Specification design is a critical question in AI because specifications are prone to overspecification, underspecification, and misspecification. We will discuss how experts write reward functions for reinforcement learning (RL) and how non-expert provide preferences for reinforcement learning from human feedback (RLHF). I will show evidence that experts are bad at writing reward functions: even in a trivial setting, experts write specifications that are overfit to a particular RL algorithm, and they often write erroneous specifications for agents that fail to encode their true intent. Next, I will show that the common approach to learning a reward function from non-experts in RLHF uses an inductive bias that fails to encode how humans express preferences, and that our proposed bias better encodes human preferences both theoretically and empirically. I will discuss some of our early work in improving specification design. Lastly, I will discuss my work to govern AI systems through my policymaking experiences in the United States Senate.
 

Speaker Biography

Serena Booth is an incoming Assistant Professor in Computer Science at Brown University.
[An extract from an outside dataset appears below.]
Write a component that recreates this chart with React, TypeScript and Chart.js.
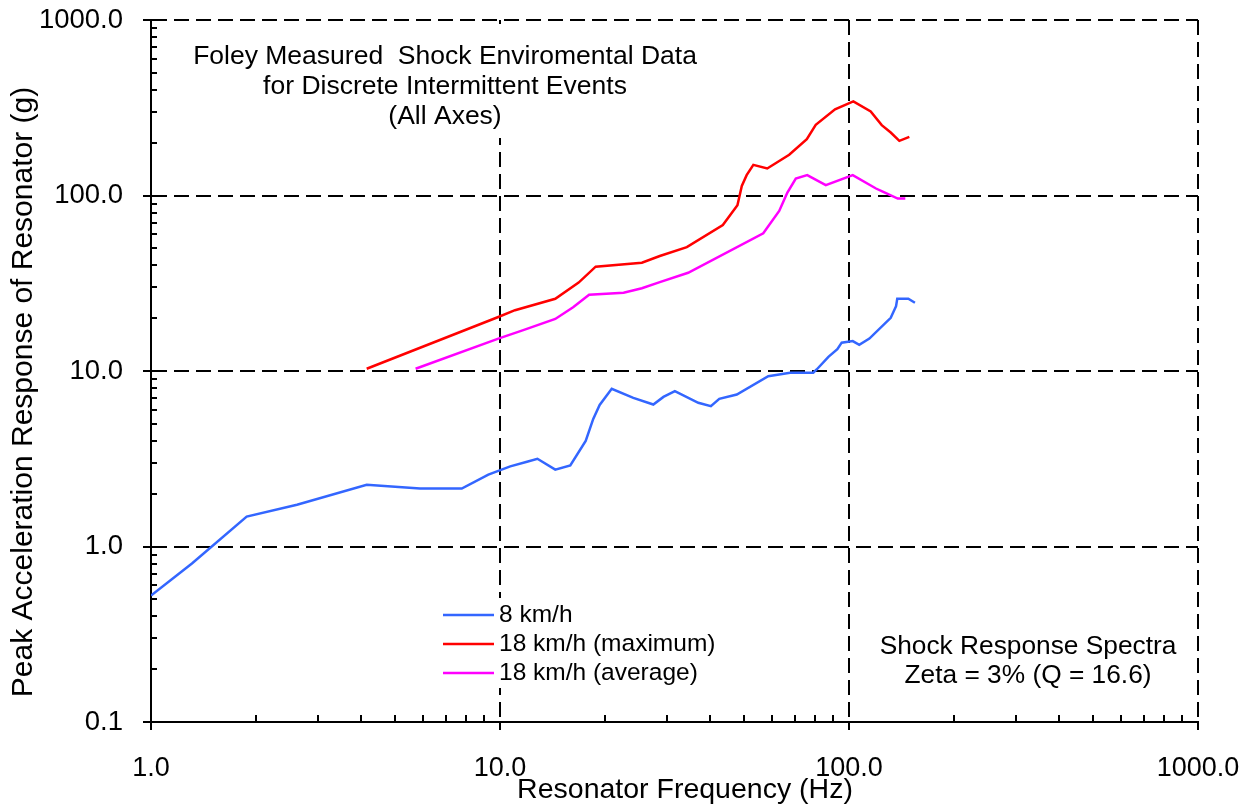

Serena studies how people write specifications for AI systems and how people assess whether AI systems are successful in learning from their specifications, as well as how to govern these complex systems. Serena was previously a UC Berkeley Simons Institute for the Theory of Computing Law and Society Fellow (2025) and she worked in the U.S. Senate as a AAAS AI Policy Fellow (2023--2025), where she worked on AI policy for the Senate Banking, Housing, and Urban Affairs Committee. Serena received her PhD at MIT CSAIL in 2023. She is also a Rising Star in EECS, an HRI Pioneer, and a CIFAR Azrieli Global Scholar.